I paid my respects to Lafayette, snapped a couple photos with my phone and noticed some interesting markers on the crypts and the courtyard walls. A couple were tributes to fallen French resistance fighters, but one noted the mass grave of more than one thousand victims of the guillotine from the Revolution in 1794 – no doubt some of Lafayette’s relatives. As I was leaving I found all those victim’s names listed on the wall of the chapel. They had been beheaded only three blocks from the cemetery at the Place de la Nation because Parisians had grown disgusted with the smell of blood during the killings at the Place de la Concorde and asked that the execution site be relocated.
While the Aisne-Marne American Cemetery and Lafayette’s grave were the history highlights of our trip, we did also spend an afternoon with a Dutch guide learning about the French Resistance and the liberation, concluding with American troops marching down the Champs Elysees. It was all interesting, but a little too much Charles de Gaulle – something that would have Ike and Churchill rolling over in their respective graves.

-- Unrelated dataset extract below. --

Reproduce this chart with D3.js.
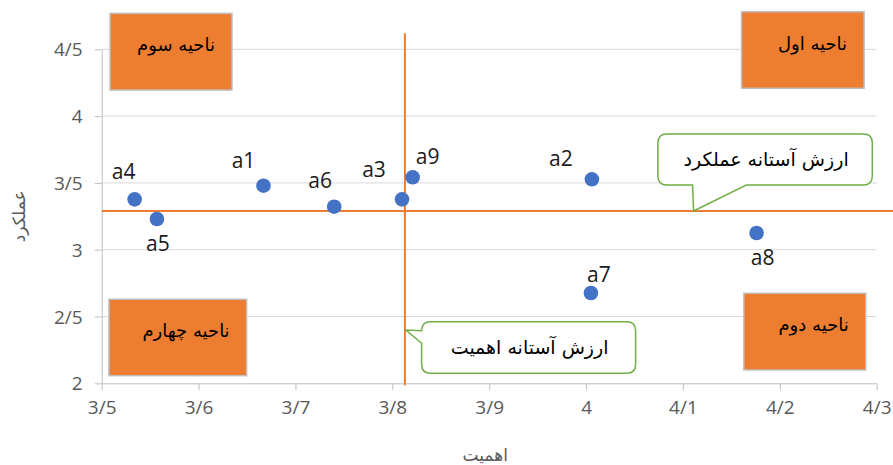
<html>
<head>
<meta charset="utf-8">
<style>
    body { margin: 0; background: #fff; }
    .tick text { font-family: "Open Sans", sans-serif; font-size: 19px; fill: #595959; }
    .fa { font-family: "DejaVu Sans", sans-serif; }
</style>
</head>
<body>
<svg id="container" width="893" height="465"></svg>
<script src="https://cdn.jsdelivr.net/npm/d3@7"></script>
<script>
    // data
    const pointNames = ["a1", "a2", "a3", "a4", "a5", "a6", "a7", "a8", "a9"];
    const importance = [3.667, 4.006, 3.810, 3.534, 3.557, 3.740, 4.005, 4.176, 3.821];
    const performance = [3.479, 3.527, 3.377, 3.377, 3.230, 3.322, 2.676, 3.125, 3.542];

    const importanceThreshold = 3.813;
    const performanceThreshold = 3.29;

    const xTicks = [3.5, 3.6, 3.7, 3.8, 3.9, 4.0, 4.1, 4.2, 4.3];
    const xTickLabels = ["3/5", "3/6", "3/7", "3/8", "3/9", "4", "4/1", "4/2", "4/3"];
    const yTicks = [2, 2.5, 3, 3.5, 4, 4.5];
    const yTickLabels = ["2", "2/5", "3", "3/5", "4", "4/5"];

    const quadrantNames = ["ناحیه اول", "ناحیه دوم", "ناحیه سوم", "ناحیه چهارم"];
    const xTitle = "اهمیت";
    const yTitle = "عملکرد";
    const performanceNote = "ارزش آستانه عملکرد";
    const importanceNote = "ارزش آستانه اهمیت";

    // label nudges (px) relative to each point
    const labelNudge = [[-20, -18], [-31, -13], [-28, -22], [-11, -20], [1, 32], [-14, -19], [8, -11], [6, 32], [15, -13]];
    // quadrant boxes in data units: [x0, x1, yTop, yBottom]
    const quadrantBoxes = [
        [4.1605, 4.287, 4.781, 4.208],
        [4.1629, 4.2887, 2.674, 2.0996],
        [3.5086, 3.6345, 4.769, 4.195],
        [3.5075, 3.6496, 2.629, 2.057]
    ];

    const svg = d3.select("#container");
    const margin = { left: 101.7, top: 49.3, right: 16.3, bottom: 81.7 };
    const width = 893, height = 465;

    const x = d3.scaleLinear().domain([3.5, 4.3]).range([margin.left, width - margin.right]);
    const y = d3.scaleLinear().domain([2, 4.5]).range([height - margin.bottom, margin.top]);

    // gridlines
    svg.append("g")
        .selectAll("line")
        .data(yTicks.slice(1))
        .join("line")
        .attr("x1", x(3.5)).attr("x2", x(4.3))
        .attr("y1", d => y(d)).attr("y2", d => y(d))
        .attr("stroke", "#d9d9d9").attr("stroke-width", 1);

    // axes
    const xAxis = svg.append("g")
        .attr("transform", `translate(0,${y(2)})`)
        .call(d3.axisBottom(x).tickValues(xTicks).tickFormat((d, i) => xTickLabels[i]).tickSize(7).tickSizeOuter(0).tickPadding(10));
    const yAxis = svg.append("g")
        .attr("transform", `translate(${x(3.5)},0)`)
        .call(d3.axisLeft(y).tickValues(yTicks).tickFormat((d, i) => yTickLabels[i]).tickSize(7).tickSizeOuter(0).tickPadding(12));
    [xAxis, yAxis].forEach(a => {
        a.select(".domain").attr("stroke", "#bfbfbf");
        a.selectAll(".tick line").attr("stroke", "#bfbfbf");
    });
    yAxis.selectAll(".tick text").attr("dy", "0.35em");

    // axis titles
    svg.append("text").attr("class", "fa")
        .attr("x", (x(3.5) + x(4.3)) / 2 - 4).attr("y", 461)
        .attr("text-anchor", "middle").attr("font-size", 17).attr("fill", "#595959")
        .text(xTitle);
    svg.append("text").attr("class", "fa")
        .attr("transform", `translate(25,${(y(2) + y(4.5)) / 2}) rotate(-90)`)
        .attr("text-anchor", "middle").attr("font-size", 17).attr("fill", "#595959")
        .text(yTitle);

    // threshold lines
    svg.append("line")
        .attr("x1", x(3.5)).attr("x2", width)
        .attr("y1", y(performanceThreshold)).attr("y2", y(performanceThreshold))
        .attr("stroke", "#ed7d31").attr("stroke-width", 2);
    svg.append("line")
        .attr("x1", x(importanceThreshold)).attr("x2", x(importanceThreshold))
        .attr("y1", y(4.62)).attr("y2", y(2) + 2)
        .attr("stroke", "#ed7d31").attr("stroke-width", 2);

    // points
    const pts = pointNames.map((n, i) => ({ name: n, x: importance[i], y: performance[i], nudge: labelNudge[i] }));
    svg.append("g")
        .selectAll("circle")
        .data(pts)
        .join("circle")
        .attr("cx", d => x(d.x)).attr("cy", d => y(d.y))
        .attr("r", 7.3)
        .attr("fill", "#4472c4");
    svg.append("g")
        .selectAll("text")
        .data(pts)
        .join("text")
        .attr("x", d => x(d.x) + d.nudge[0]).attr("y", d => y(d.y) + d.nudge[1])
        .attr("text-anchor", "middle")
        .attr("font-family", "Open Sans, sans-serif").attr("font-size", 21)
        .attr("fill", "#1a1a1a")
        .text(d => d.name);

    // quadrant boxes
    const qb = svg.append("g")
        .selectAll("g")
        .data(quadrantNames.map((n, i) => ({ name: n, b: quadrantBoxes[i] })))
        .join("g");
    qb.append("rect")
        .attr("x", d => x(d.b[0])).attr("y", d => y(d.b[2]))
        .attr("width", d => x(d.b[1]) - x(d.b[0])).attr("height", d => y(d.b[3]) - y(d.b[2]))
        .attr("fill", "#ed7d31").attr("stroke", "#bfbfbf").attr("stroke-width", 1.5);
    qb.append("text").attr("class", "fa")
        .attr("x", d => x(d.b[1]) - 17).attr("y", d => y(d.b[2]) + 38)
        .attr("text-anchor", "end").attr("font-size", 18).attr("fill", "#000")
        .text(d => d.name);

    // callouts
    function callout(tx, ty, box, base, side, label) {
        // box = [dx0, dx1, dy0, dy1] from the tip, base = pointer base offsets along the edge
        const [x0, x1, y0, y1] = [tx + box[0], tx + box[1], ty + box[2], ty + box[3]];
        const r = 9;
        const p = d3.path();
        p.moveTo(x0 + r, y0);
        p.lineTo(x1 - r, y0);
        p.quadraticCurveTo(x1, y0, x1, y0 + r);
        p.lineTo(x1, y1 - r);
        p.quadraticCurveTo(x1, y1, x1 - r, y1);
        if (side === "bottom") {
            p.lineTo(tx + base[1], y1);
            p.lineTo(tx, ty);
            p.lineTo(tx + base[0], y1);
        }
        p.lineTo(x0 + r, y1);
        p.quadraticCurveTo(x0, y1, x0, y1 - r);
        if (side === "left") {
            p.lineTo(x0, ty + base[1]);
            p.lineTo(tx, ty);
            p.lineTo(x0, ty + base[0]);
        }
        p.lineTo(x0, y0 + r);
        p.quadraticCurveTo(x0, y0, x0 + r, y0);
        p.closePath();
        svg.append("path").attr("d", p.toString())
            .attr("fill", "#fff").attr("stroke", "#70ad47").attr("stroke-width", 1.5);
        svg.append("text").attr("class", "fa")
            .attr("x", (x0 + x1) / 2 + 1).attr("y", (y0 + y1) / 2 + 7)
            .attr("text-anchor", "middle").attr("font-size", 19).attr("fill", "#000")
            .text(label);
    }
    callout(x(4.111), y(performanceThreshold), [-35.7, 178.7, -77, -26], [-1, 52.7], "bottom", performanceNote);
    callout(x(importanceThreshold) + 1, y(2.399), [15.7, 229.7, -8.3, 43.3], [0.7, 13.3], "left", importanceNote);
</script>
</body>
</html>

From street musicians on the Paris metro, to the church bells at Reims, the charm of a tiny champagne house and the flag ceremony at Aisne Marne, the best moments on the trip seemed to be those spontaneous events that took us by surprise. And that was true of the people as well, from French waiters to Americans running around with their “Rick Steves” book in hand. Our guide for the champagne tour, Trong Nguyen, a native of Vietnam settled in France 20 years ago. Trong knew his champagne and he was quite knowledgeable about WWI, clearly doing some homework in preparation for our day. A former French soldier himself, he spoke with pride about how his ancestors fought alongside the French and Americans in the trenches (30,000 Vietnamese died, some as infantry, many as laborers). And you could somehow sense that the hour we spent at Aisne-Marne was as special to him as it was to us.